Omaha native Sally Brown (formerly Deskins) curated a series of exhibits in Omaha, 2011-13 with Wanda Ewing and other artists around feminism and bodies. Sally is in for a visit and presents this show around her favorite topic with a series of her small figurative body print drawings, alongside work by area artists on bodies, with the backdrop of body-printed walls.
Participating artists: Julian Adair, Karen Bowerman, Jody Boyer, Sally Brown, JJ Carroll, Kim Darling, Troy Davis, Ken Diaz, Lori Elliott-Bartle, Wanda Ewing*, Larry Ferguson, Jaim Hackbart, Doug Hayko, Parker Herout, Peggy Jones, Evelyn Render Katz, James Kueffner, Josefina Loza, Artur Melika, Rachel Mindrup, Christina Narwicz, TG Ndoda, Aaron O’Keefe, Maureen Phalen, Kristin Pluhacek, Courtney Porto, Rodney Rahl, Megan Sanders, Timothy Schaffert, Mike Scheef, Roxanne Wach, Trilety Wade, Joan Wilson-Sangimino.
Left: art by Wanda Ewing (black/white sihlouette and punching-bag figure), alongside my drawings and body prints. *Wanda Ewing (1970-2013) was a significant artist to many and to me, personally and artistically. I am thrilled to own some of her work and brought some along for this show.
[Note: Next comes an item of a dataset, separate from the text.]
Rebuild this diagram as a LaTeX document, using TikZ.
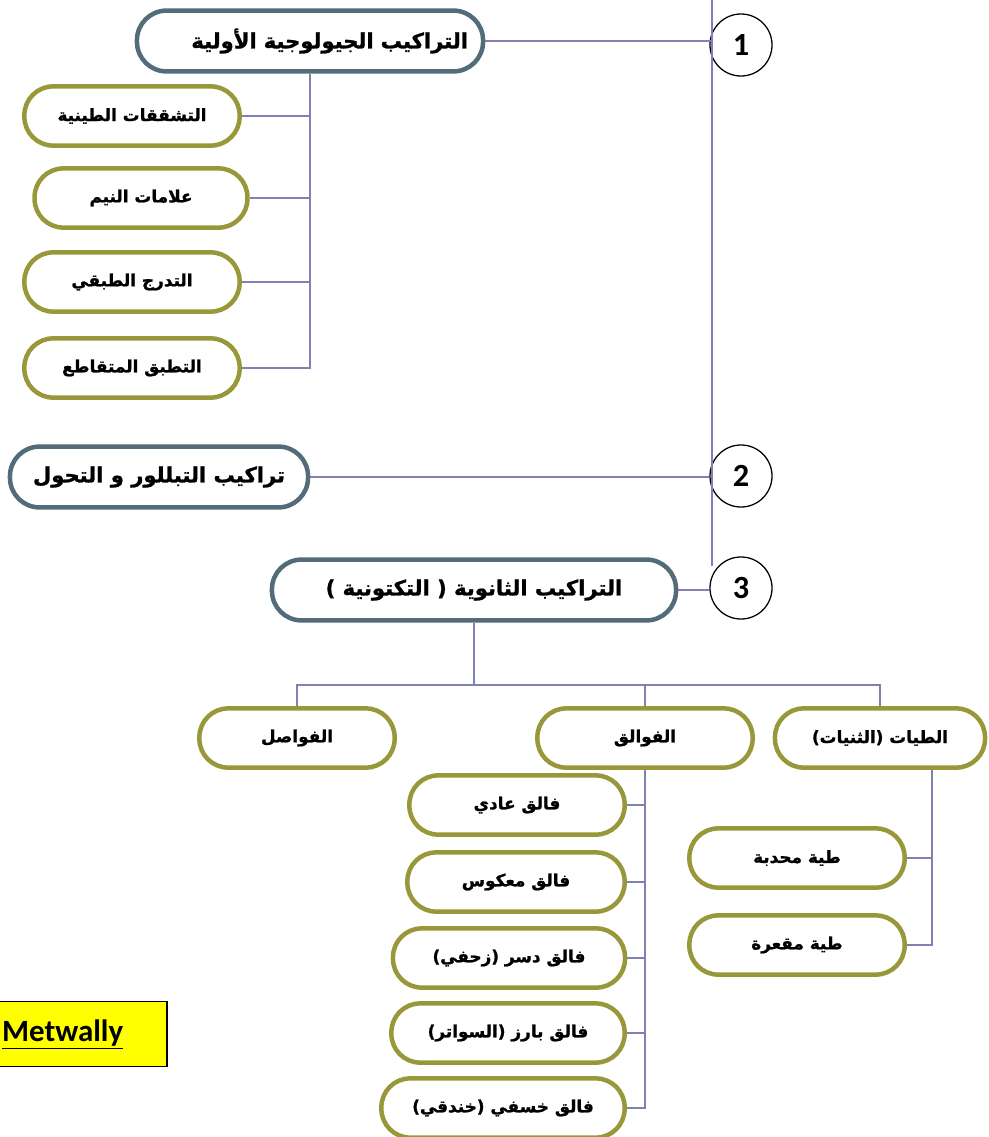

Sally Brown is an artist, curator and writer currently based in Morgantown. Her artwork, including drawing, painting and performance, explores womanhood, motherhood and the body. She has exhibited her work in spaces nationally and in the UK. She has won two awards for illustration for Intimates and Fools and Leaves of Absence, both with poetry by Laura Madeline Wiseman. Her writing has been published in Hyperallergic, Women’s Art Journal and Artslant, among others. She has curated group shows in Omaha, Nashville, Pittsburgh, Morgantown and Lubbock, TX. She holds a Bachelor of Arts-Studio Art, a Master of Public Administration and Master of Arts- Art History and Feminist Theory. She is a former member of the College Art Association National Committee on Women in the Arts, edited the online journal Les Femmes Folles, and currently serves as Exhibits Coordinator for West Virginia University Libraries.